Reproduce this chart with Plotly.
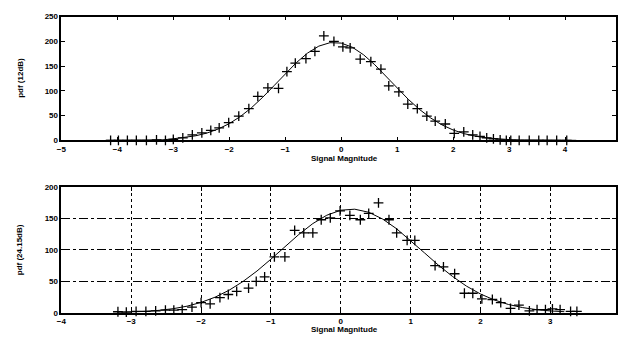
import plotly.graph_objects as go

# ---------------- data ----------------
# top panel (pdf 12dB): histogram points
top_pts_x = [-4.12, -3.98, -3.82, -3.66, -3.48, -3.30, -3.14, -3.00, -2.83, -2.66,
             -2.49, -2.33, -2.18, -2.01, -1.83, -1.65, -1.49, -1.31, -1.12, -0.97,
             -0.82, -0.63, -0.47, -0.31, -0.13, 0.03, 0.16, 0.34, 0.53, 0.71,
             0.85, 1.03, 1.19, 1.36, 1.53, 1.68, 1.86, 2.02, 2.19, 2.35,
             2.48, 2.60, 2.72, 2.84, 2.95, 3.03, 3.18, 3.36, 3.53, 3.68, 3.85, 4.03]
top_pts_y = [0, 0, 0, 0, 0, 1, 0, 2, 5, 11,
             15, 20, 25, 36, 49, 64, 89, 106, 105, 139,
             156, 165, 180, 211, 200, 189, 187, 164, 159, 144,
             110, 98, 73, 64, 49, 39, 33, 14, 17, 11,
             8, 5, 3, 1, 0, 0, 0, 0, 0, 0, 0, 0]
# top panel fitted curve
top_curve_x = [-4.2, -3.6, -3.2, -3.0, -2.8, -2.6, -2.4, -2.2, -2.0, -1.8, -1.6, -1.4,
               -1.2, -1.0, -0.8, -0.6, -0.4, -0.2, 0.0, 0.2, 0.4, 0.6, 0.8, 1.0,
               1.2, 1.4, 1.6, 1.8, 2.0, 2.2, 2.4, 2.6, 2.8, 3.0, 3.2, 3.6, 4.2]
top_curve_y = [0, 0.1, 0.8, 3.1, 5.5, 9.2, 14.7, 22.8, 33.8, 48.3, 66.2, 87.3,
               110.5, 134.5, 157.2, 176.5, 190.4, 197.4, 196.6, 188.1, 172.9, 152.8, 129.7, 105.8,
               82.8, 62.4, 45.1, 31.3, 20.9, 13.4, 8.3, 4.9, 2.8, 1.5, 0.8, 0.1, 0]

# bottom panel (pdf 24.15dB): histogram points
bot_pts_x = [-3.19, -3.07, -2.93, -2.79, -2.65, -2.51, -2.39, -2.27, -2.13, -2.00,
             -1.87, -1.73, -1.61, -1.49, -1.32, -1.21, -1.09, -0.95, -0.80, -0.66,
             -0.53, -0.40, -0.28, -0.15, -0.01, 0.13, 0.28, 0.40, 0.54, 0.69,
             0.80, 0.95, 1.06, 1.35, 1.47, 1.63, 1.77, 1.89, 2.02, 2.17,
             2.29, 2.43, 2.55, 2.70, 2.81, 2.93, 3.03, 3.14, 3.29, 3.38]
bot_pts_y = [1.5, 1, 2, 2, 3, 4, 4, 5, 9, 16,
             14, 24, 29, 34, 39, 50, 57, 89, 89, 131,
             127, 127, 148, 151, 162, 155, 148, 158, 175, 148,
             127, 115, 115, 75, 73, 62, 31, 31, 22, 21,
             16, 7, 12, 3, 5, 5, 6, 5, 2, 2]
# bottom panel fitted curve
bot_curve_x = [-3.2, -3.0, -2.8, -2.6, -2.4, -2.2, -2.0, -1.8, -1.6, -1.4, -1.2, -1.0,
               -0.8, -0.6, -0.4, -0.2, 0.0, 0.2, 0.4, 0.6, 0.8, 1.0, 1.2, 1.4,
               1.6, 1.8, 2.0, 2.2, 2.4, 2.6, 2.8, 3.0, 3.2]
bot_curve_y = [0.7, 1.2, 2.1, 3.8, 6.4, 10.4, 16.4, 24.7, 35.7, 49.7, 66.3, 85.2,
               105.1, 124.6, 141.9, 155.2, 163.2, 164.8, 159.9, 149.1, 133.6, 115.0, 95.1, 75.5,
               57.7, 42.3, 29.8, 20.2, 13.1, 8.2, 4.9, 2.8, 1.6]

top_xticks = [-5, -4, -3, -2, -1, 0, 1, 2, 3, 4]
top_yticks = [0, 50, 100, 150, 200, 250]
bot_xticks = [-4, -3, -2, -1, 0, 1, 2, 3]
bot_yticks = [0, 50, 100, 150, 200]

top_ylabel = "pdf (12dB)"
bot_ylabel = "pdf (24.15dB)"
xlabel = "Signal Magnitude"

# ---------------- figure ----------------
W, H = 618, 344
fig = go.Figure()

marker = dict(symbol="cross-thin", size=7, color="black", line=dict(color="black", width=1.3))

fig.add_trace(go.Scatter(x=top_curve_x, y=top_curve_y, mode="lines",
                         line=dict(color="black", width=1), xaxis="x", yaxis="y"))
fig.add_trace(go.Scatter(x=top_pts_x, y=top_pts_y, mode="markers", marker=marker,
                         xaxis="x", yaxis="y", cliponaxis=False))
fig.add_trace(go.Scatter(x=bot_curve_x, y=bot_curve_y, mode="lines",
                         line=dict(color="black", width=1), xaxis="x2", yaxis="y2"))
fig.add_trace(go.Scatter(x=bot_pts_x, y=bot_pts_y, mode="markers", marker=marker,
                         xaxis="x2", yaxis="y2", cliponaxis=False))

tickfont = dict(family="Liberation Sans", size=8, color="black", weight="bold")
left = 57 / W


def pdom(top_px, bot_px):
    return [(H - bot_px) / H, (H - top_px) / H]


common_axis = dict(showline=True, linecolor="black", linewidth=1.5, mirror="ticks",
                   ticks="inside", ticklen=4, tickwidth=1.2, tickcolor="black",
                   tickfont=tickfont, zeroline=False)

fig.update_layout(
    width=W, height=H,
    margin=dict(l=0, r=0, t=0, b=0),
    paper_bgcolor="white", plot_bgcolor="white",
    showlegend=False,
    xaxis=dict(domain=[left, 1], range=[-5, 4.91], tickvals=top_xticks,
               anchor="y", showgrid=False, **common_axis),
    yaxis=dict(domain=pdom(13, 140), range=[0, 250], tickvals=top_yticks,
               anchor="x", showgrid=False, **common_axis),
    xaxis2=dict(domain=[left, 1], range=[-4, 3.94], tickvals=bot_xticks,
                anchor="y2", showgrid=True, gridcolor="black", gridwidth=1,
                griddash="dot", **common_axis),
    yaxis2=dict(domain=pdom(188, 317), range=[0, 200], tickvals=bot_yticks,
                anchor="x2", showgrid=True, gridcolor="black", gridwidth=1,
                griddash="dashdot", **common_axis),
)

labfont = dict(family="Liberation Sans", size=8, color="black", weight="bold")
fig.add_annotation(text=top_ylabel, xref="paper", yref="paper", x=15 / W, y=(H - 76) / H,
                   textangle=-90, showarrow=False, font=labfont, xanchor="center", yanchor="middle")
fig.add_annotation(text=bot_ylabel, xref="paper", yref="paper", x=15 / W, y=(H - 252) / H,
                   textangle=-90, showarrow=False, font=labfont, xanchor="center", yanchor="middle")
fig.add_annotation(text=xlabel, xref="paper", yref="paper", x=343 / W, y=(H - 159) / H,
                   showarrow=False, font=labfont, xanchor="center", yanchor="middle")
fig.add_annotation(text=xlabel, xref="paper", yref="paper", x=343 / W, y=(H - 334) / H,
                   showarrow=False, font=labfont, xanchor="center", yanchor="middle")

fig.write_html("out.html")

• • • •

■ Requirement:
Take the listing above and print it exactly, apart from the pictures.

■ Answer to the exercise:
Reproduce this chart with Plotly.
import plotly.graph_objects as go

# ---------------- data ----------------
# top panel (pdf 12dB): histogram points
top_pts_x = [-4.12, -3.98, -3.82, -3.66, -3.48, -3.30, -3.14, -3.00, -2.83, -2.66,
             -2.49, -2.33, -2.18, -2.01, -1.83, -1.65, -1.49, -1.31, -1.12, -0.97,
             -0.82, -0.63, -0.47, -0.31, -0.13, 0.03, 0.16, 0.34, 0.53, 0.71,
             0.85, 1.03, 1.19, 1.36, 1.53, 1.68, 1.86, 2.02, 2.19, 2.35,
             2.48, 2.60, 2.72, 2.84, 2.95, 3.03, 3.18, 3.36, 3.53, 3.68, 3.85, 4.03]
top_pts_y = [0, 0, 0, 0, 0, 1, 0, 2, 5, 11,
             15, 20, 25, 36, 49, 64, 89, 106, 105, 139,
             156, 165, 180, 211, 200, 189, 187, 164, 159, 144,
             110, 98, 73, 64, 49, 39, 33, 14, 17, 11,
             8, 5, 3, 1, 0, 0, 0, 0, 0, 0, 0, 0]
# top panel fitted curve
top_curve_x = [-4.2, -3.6, -3.2, -3.0, -2.8, -2.6, -2.4, -2.2, -2.0, -1.8, -1.6, -1.4,
               -1.2, -1.0, -0.8, -0.6, -0.4, -0.2, 0.0, 0.2, 0.4, 0.6, 0.8, 1.0,
               1.2, 1.4, 1.6, 1.8, 2.0, 2.2, 2.4, 2.6, 2.8, 3.0, 3.2, 3.6, 4.2]
top_curve_y = [0, 0.1, 0.8, 3.1, 5.5, 9.2, 14.7, 22.8, 33.8, 48.3, 66.2, 87.3,
               110.5, 134.5, 157.2, 176.5, 190.4, 197.4, 196.6, 188.1, 172.9, 152.8, 129.7, 105.8,
               82.8, 62.4, 45.1, 31.3, 20.9, 13.4, 8.3, 4.9, 2.8, 1.5, 0.8, 0.1, 0]

# bottom panel (pdf 24.15dB): histogram points
bot_pts_x = [-3.19, -3.07, -2.93, -2.79, -2.65, -2.51, -2.39, -2.27, -2.13, -2.00,
             -1.87, -1.73, -1.61, -1.49, -1.32, -1.21, -1.09, -0.95, -0.80, -0.66,
             -0.53, -0.40, -0.28, -0.15, -0.01, 0.13, 0.28, 0.40, 0.54, 0.69,
             0.80, 0.95, 1.06, 1.35, 1.47, 1.63, 1.77, 1.89, 2.02, 2.17,
             2.29, 2.43, 2.55, 2.70, 2.81, 2.93, 3.03, 3.14, 3.29, 3.38]
bot_pts_y = [1.5, 1, 2, 2, 3, 4, 4, 5, 9, 16,
             14, 24, 29, 34, 39, 50, 57, 89, 89, 131,
             127, 127, 148, 151, 162, 155, 148, 158, 175, 148,
             127, 115, 115, 75, 73, 62, 31, 31, 22, 21,
             16, 7, 12, 3, 5, 5, 6, 5, 2, 2]
# bottom panel fitted curve
bot_curve_x = [-3.2, -3.0, -2.8, -2.6, -2.4, -2.2, -2.0, -1.8, -1.6, -1.4, -1.2, -1.0,
               -0.8, -0.6, -0.4, -0.2, 0.0, 0.2, 0.4, 0.6, 0.8, 1.0, 1.2, 1.4,
               1.6, 1.8, 2.0, 2.2, 2.4, 2.6, 2.8, 3.0, 3.2]
bot_curve_y = [0.7, 1.2, 2.1, 3.8, 6.4, 10.4, 16.4, 24.7, 35.7, 49.7, 66.3, 85.2,
               105.1, 124.6, 141.9, 155.2, 163.2, 164.8, 159.9, 149.1, 133.6, 115.0, 95.1, 75.5,
               57.7, 42.3, 29.8, 20.2, 13.1, 8.2, 4.9, 2.8, 1.6]

top_xticks = [-5, -4, -3, -2, -1, 0, 1, 2, 3, 4]
top_yticks = [0, 50, 100, 150, 200, 250]
bot_xticks = [-4, -3, -2, -1, 0, 1, 2, 3]
bot_yticks = [0, 50, 100, 150, 200]

top_ylabel = "pdf (12dB)"
bot_ylabel = "pdf (24.15dB)"
xlabel = "Signal Magnitude"

# ---------------- figure ----------------
W, H = 618, 344
fig = go.Figure()

marker = dict(symbol="cross-thin", size=7, color="black", line=dict(color="black", width=1.3))

fig.add_trace(go.Scatter(x=top_curve_x, y=top_curve_y, mode="lines",
                         line=dict(color="black", width=1), xaxis="x", yaxis="y"))
fig.add_trace(go.Scatter(x=top_pts_x, y=top_pts_y, mode="markers", marker=marker,
                         xaxis="x", yaxis="y", cliponaxis=False))
fig.add_trace(go.Scatter(x=bot_curve_x, y=bot_curve_y, mode="lines",
                         line=dict(color="black", width=1), xaxis="x2", yaxis="y2"))
fig.add_trace(go.Scatter(x=bot_pts_x, y=bot_pts_y, mode="markers", marker=marker,
                         xaxis="x2", yaxis="y2", cliponaxis=False))

tickfont = dict(family="Liberation Sans", size=8, color="black", weight="bold")
left = 57 / W


def pdom(top_px, bot_px):
    return [(H - bot_px) / H, (H - top_px) / H]


common_axis = dict(showline=True, linecolor="black", linewidth=1.5, mirror="ticks",
                   ticks="inside", ticklen=4, tickwidth=1.2, tickcolor="black",
                   tickfont=tickfont, zeroline=False)

fig.update_layout(
    width=W, height=H,
    margin=dict(l=0, r=0, t=0, b=0),
    paper_bgcolor="white", plot_bgcolor="white",
    showlegend=False,
    xaxis=dict(domain=[left, 1], range=[-5, 4.91], tickvals=top_xticks,
               anchor="y", showgrid=False, **common_axis),
    yaxis=dict(domain=pdom(13, 140), range=[0, 250], tickvals=top_yticks,
               anchor="x", showgrid=False, **common_axis),
    xaxis2=dict(domain=[left, 1], range=[-4, 3.94], tickvals=bot_xticks,
                anchor="y2", showgrid=True, gridcolor="black", gridwidth=1,
                griddash="dot", **common_axis),
    yaxis2=dict(domain=pdom(188, 317), range=[0, 200], tickvals=bot_yticks,
                anchor="x2", showgrid=True, gridcolor="black", gridwidth=1,
                griddash="dashdot", **common_axis),
)

labfont = dict(family="Liberation Sans", size=8, color="black", weight="bold")
fig.add_annotation(text=top_ylabel, xref="paper", yref="paper", x=15 / W, y=(H - 76) / H,
                   textangle=-90, showarrow=False, font=labfont, xanchor="center", yanchor="middle")
fig.add_annotation(text=bot_ylabel, xref="paper", yref="paper", x=15 / W, y=(H - 252) / H,
                   textangle=-90, showarrow=False, font=labfont, xanchor="center", yanchor="middle")
fig.add_annotation(text=xlabel, xref="paper", yref="paper", x=343 / W, y=(H - 159) / H,
                   showarrow=False, font=labfont, xanchor="center", yanchor="middle")
fig.add_annotation(text=xlabel, xref="paper", yref="paper", x=343 / W, y=(H - 334) / H,
                   showarrow=False, font=labfont, xanchor="center", yanchor="middle")

fig.write_html("out.html")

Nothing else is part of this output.